Action on the case by appellee against appellant for negligently running an automobile upon or against plaintiff's cow. The case was submitted to the jury under the second count of the complaint, and it is urged that this count is indefinite in its averments as to the place of the injury. If it be conceded that the count is subject to this criticism, and that the demurrer thereto should have been sustained, yet it appears from the complaint itself, and the undisputed evidence, that the defendant was personally present at the time and place of the collision, and no injury resulted to him from this ruling. Bennett v. Bennett, 224 Ala. 335, 140 So. 378.
Defendant's plea 2 alleges that: "The plaintiff was guilty of negligence that proximately contributed to the injury complained of in this, that plaintiff permitted said cow, alleged to have been injured together with a number of other cattle unattended by a keeper or other person, to be upon a public highway, in a stock law district, and that said alleged injuries were proximately caused by such negligence of the plaintiff in permitting said cow to be upon said highway where defendant was driving his automobile," etc. (Italics supplied.)
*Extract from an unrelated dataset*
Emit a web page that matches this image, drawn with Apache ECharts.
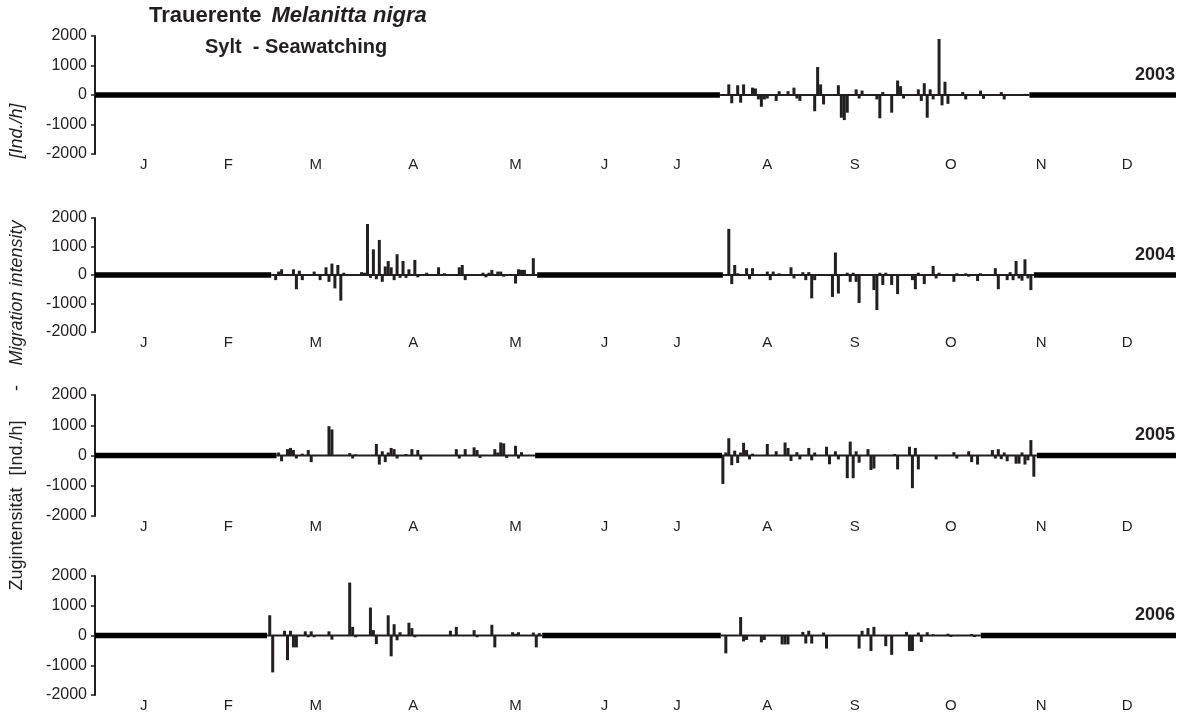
<!DOCTYPE html>
<html><head><meta charset="utf-8">
<script src="https://cdn.jsdelivr.net/npm/echarts@6/dist/echarts.min.js"></script>
<style>html,body{margin:0;padding:0;background:#fff}#c{width:1186px;height:715px}</style>
</head><body><div id="c"></div>
<script>
// ---- data ----
const monthLabels = ['J','F','M','A','M','J','J','A','S','O','N','D'];
const monthPos = [16.5,45,74.5,107.5,142,172,196.5,227,256.5,289,319.5,348.5]; // day of year of each label
const yTicks = [-2000,-1000,0,1000,2000];
const years = ['2003','2004','2005','2006'];

// observation periods (day of year) -> thin zero line; elsewhere thick line
const obs2003 = [[211,315.5]];
const obs2004 = [[59.5,149.3],[212,317]];
const obs2005 = [[61.3,148.6],[211.7,318]];
const obs2006 = [[58.1,151],[211.3,299.1]];

// daily migration intensity [day of year, Ind./h]
const bars2003 = [[214,360],[215,-280],[217,330],[218,-260],[219,360],[222,250],[223,220],[224,-150],[225,-400],[226,-150],[227,-120],[230,-200],[231,130],[234,130],[236,250],[237,-120],[238,-200],[243,-550],[244,950],[245,360],[246,-320],[251,330],[252,-770],[253,-850],[254,-600],[257,190],[258,-120],[259,150],[264,-150],[265,-790],[266,100],[269,-600],[271,490],[272,300],[273,-120],[278,190],[279,-200],[280,400],[281,-770],[282,190],[283,-150],[285,1900],[286,-350],[287,450],[288,-300],[293,100],[294,-150],[299,150],[300,-130],[306,100],[307,-150],[314,40]];
const bars2004 = [[61,-180],[62,120],[63,200],[67,200],[68,-500],[69,150],[70,-180],[74,120],[76,-180],[78,270],[79,-240],[80,400],[81,-470],[82,350],[83,-900],[84,80],[90,100],[91,80],[92,1790],[93,-100],[94,900],[95,-150],[96,1230],[97,-240],[98,300],[99,490],[100,270],[101,-180],[102,730],[103,-100],[104,490],[105,-100],[106,200],[108,530],[109,-80],[112,80],[116,270],[118,60],[123,270],[124,350],[125,-180],[131,80],[132,-80],[133,80],[134,180],[136,120],[137,120],[138,-60],[142,-300],[143,200],[144,180],[145,180],[148,590],
  [214,1620],[215,-320],[216,350],[217,60],[220,240],[221,-150],[222,240],[227,120],[228,-180],[229,120],[231,60],[235,270],[236,-120],[239,100],[240,-180],[241,100],[242,-820],[243,-180],[249,-770],[250,790],[251,-650],[254,80],[255,-240],[256,80],[257,-240],[258,-980],[263,-530],[264,-1230],[265,80],[266,-350],[267,80],[269,-350],[271,-670],[276,-180],[277,-500],[278,80],[280,-320],[283,320],[284,-120],[285,80],[290,-240],[291,60],[294,60],[295,-60],[298,-210],[299,60],[304,240],[305,-500],[308,-180],[309,100],[310,-180],[311,490],[312,-120],[313,-200],[314,550],[315,-120],[316,-530]];
const bars2005 = [[62,100],[63,-190],[65,210],[66,250],[67,180],[68,-100],[70,60],[72,180],[73,-220],[79,970],[80,860],[86,80],[87,-100],[88,40],[95,380],[96,-300],[97,140],[98,-220],[99,100],[100,250],[101,210],[102,-100],[105,50],[107,210],[109,180],[110,-140],[122,210],[123,-100],[125,210],[128,270],[129,180],[130,-80],[135,210],[136,100],[137,430],[138,400],[139,-80],[142,320],[143,-100],[144,110],
  [212,-940],[213,100],[214,570],[215,-320],[216,160],[217,-250],[218,100],[219,420],[220,180],[221,-130],[222,60],[227,380],[230,140],[233,430],[234,250],[235,-180],[237,110],[238,-130],[241,250],[242,-160],[243,100],[247,290],[248,-290],[250,140],[251,-130],[254,-750],[255,460],[256,-750],[257,140],[258,-240],[261,210],[262,-480],[263,-430],[270,50],[271,-460],[275,290],[276,-1080],[277,250],[278,-460],[284,-130],[290,110],[291,-100],[295,140],[296,-220],[298,-300],[303,180],[304,-100],[305,210],[306,-120],[307,100],[308,-190],[311,-270],[312,-270],[313,100],[314,-300],[315,-160],[316,510],[317,-700]];
const bars2006 = [[59,680],[60,-1240],[64,160],[65,-830],[66,160],[67,-400],[68,-400],[71,140],[72,-60],[73,140],[74,-60],[79,140],[80,-140],[86,1780],[87,290],[88,-60],[93,940],[94,180],[95,-290],[99,680],[100,-700],[101,380],[102,-160],[103,110],[106,430],[107,250],[108,-60],[120,160],[122,290],[128,180],[129,-60],[134,360],[135,-400],[141,110],[142,60],[143,110],[148,100],[149,-400],[150,80],
  [213,-600],[218,620],[219,-200],[220,-150],[225,-230],[226,-150],[232,-300],[233,-300],[234,-300],[239,120],[240,-270],[241,160],[242,-270],[246,100],[247,-440],[258,-440],[259,160],[261,250],[262,-520],[263,290],[267,-360],[269,-650],[274,120],[275,-520],[276,-520],[278,100],[279,-220],[281,110],[283,40],[288,60],[289,-50],[296,50],[297,-50]];

const yNameParts = ['Zugintensität', '[Ind./h]', '-', 'Migration intensity', '[Ind./h]'];
const yNameItalic = [false, false, false, true, true];

const allObs = [obs2003, obs2004, obs2005, obs2006];
const allBars = [bars2003, bars2004, bars2005, bars2006];

// ---- layout ----
const FONT = 'Liberation Sans, Arial, Helvetica, sans-serif';
const INK = '#231f20';
const panels = [{top:36,h:118},{top:218,h:114},{top:395,h:121},{top:576,h:119}];
const LEFT = 95, RIGHT = 10;
const yNameY = [539, 448, 388, 293, 131];

const grid = [], xAxis = [], yAxis = [], series = [], titles = [];
titles.push({
  text: '{b|Trauerente}  {i|Melanitta nigra}', left: 144, top: 0,
  textStyle: { rich: {
    b: { fontFamily: FONT, fontSize: 22, fontWeight: 'bold', color: INK },
    i: { fontFamily: FONT, fontSize: 22, fontStyle: 'italic', color: INK } } }
});
titles.push({ text: 'Sylt  - Seawatching', left: 200, top: 32,
  textStyle: { fontFamily: FONT, fontSize: 20, fontWeight: 'bold', color: INK } });

panels.forEach((p, i) => {
  grid.push({ left: LEFT, right: RIGHT, top: p.top, height: p.h, containLabel: false });
  xAxis.push({ gridIndex: i, type: 'value', min: 0, max: 365,
    axisLine: { show: false, onZero: false }, axisTick: { show: false }, splitLine: { show: false },
    axisLabel: { customValues: monthPos, margin: 3, fontFamily: FONT, fontSize: 15, color: INK,
      formatter: v => { const k = monthPos.indexOf(v); return k >= 0 ? monthLabels[k] : ''; } } });
  yAxis.push({ gridIndex: i, type: 'value', min: yTicks[0], max: yTicks[yTicks.length-1], interval: 1000,
    axisLine: { show: true, onZero: false, lineStyle: { color: INK, width: 2 } },
    axisTick: { show: true, length: 4, lineStyle: { color: INK, width: 1.5 } },
    splitLine: { show: false },
    axisLabel: { margin: 8, fontFamily: FONT, fontSize: 16, color: INK, formatter: v => String(v) } });
  const obs = allObs[i];
  obs.forEach(seg => series.push({ type: 'line', xAxisIndex: i, yAxisIndex: i, data: [[seg[0],0],[seg[1],0]],
    symbol: 'none', silent: true, lineStyle: { color: INK, width: 1.8 }, z: 1, animation: false }));
  let prev = 0;
  const gaps = [];
  obs.forEach(seg => { gaps.push([prev, seg[0]]); prev = seg[1]; });
  gaps.push([prev, 365]);
  gaps.forEach(g => series.push({ type: 'line', xAxisIndex: i, yAxisIndex: i, data: [[g[0],0],[g[1],0]],
    symbol: 'none', silent: true, lineStyle: { color: '#000', width: 5.5, cap: 'butt' }, z: 3, animation: false }));
  series.push({ type: 'bar', xAxisIndex: i, yAxisIndex: i, data: allBars[i], barWidth: 3,
    itemStyle: { color: INK }, z: 2, animation: false });
  titles.push({ text: years[i], right: 6, top: p.top + p.h/2 - 34,
    textStyle: { fontFamily: FONT, fontSize: 18, fontWeight: 'bold', color: INK } });
});

const graphic = yNameParts.map((t, k) => ({ type: 'text', x: 17, y: yNameY[k], rotation: Math.PI/2,
  style: { text: t, font: (yNameItalic[k] ? 'italic ' : '') + '18px ' + FONT, fill: INK,
    align: 'center', verticalAlign: 'middle' } }));

const chart = echarts.init(document.getElementById('c'), null, { renderer: 'canvas' });
chart.setOption({
  animation: false,
  backgroundColor: '#fff',
  title: titles, grid, xAxis, yAxis, series, graphic
});
</script></body></html>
Plea 3 avers that the "injury was the result of an unavoidable accident on the part of this defendant and was caused proximately by said cow having been hooked by another one of plaintiff's cows and being thereby pushed in front of and against defendant's moving automobile, and that defendant did all in his power to avoid striking said cow but was unable to do so." (Italics supplied.)
Under the evidence the question as to whether or not defendant was guilty of negligence was for the jury.
Charge 5, refused to defendant, assumed that the facts hypothesized therein constituted contributory negligence and was invasive of the province of the jury. Garing v. Boynton et al. (Ala. Sup.) 138 So. 279; Birmingham Railway, Light Power Co. v. Gonzalez, 183 Ala. 273, 61 So. 80, Ann. Cas. 1916A, 543; Smith v. Louisville N. R. Co., 219 Ala. 679, 123 So. 57; Mobile Light R. R. Co. v. Forcheimer, 221 Ala. 139, 127 So. 825.
There is no merit in appellant's contention of fatal variance between the averments and proof as to the time of the injury, and moreover the question was not raised on the trial as required by rule 34 of Circuit Court Practice (Code 1922, vol. 4, p. 906).
We have examined the several rulings on evidence and find nothing therein that requires treatment.
There is no reversible error on the record.
Affirmed.
ANDERSON, C. J., and THOMAS and KNIGHT, JJ., concur.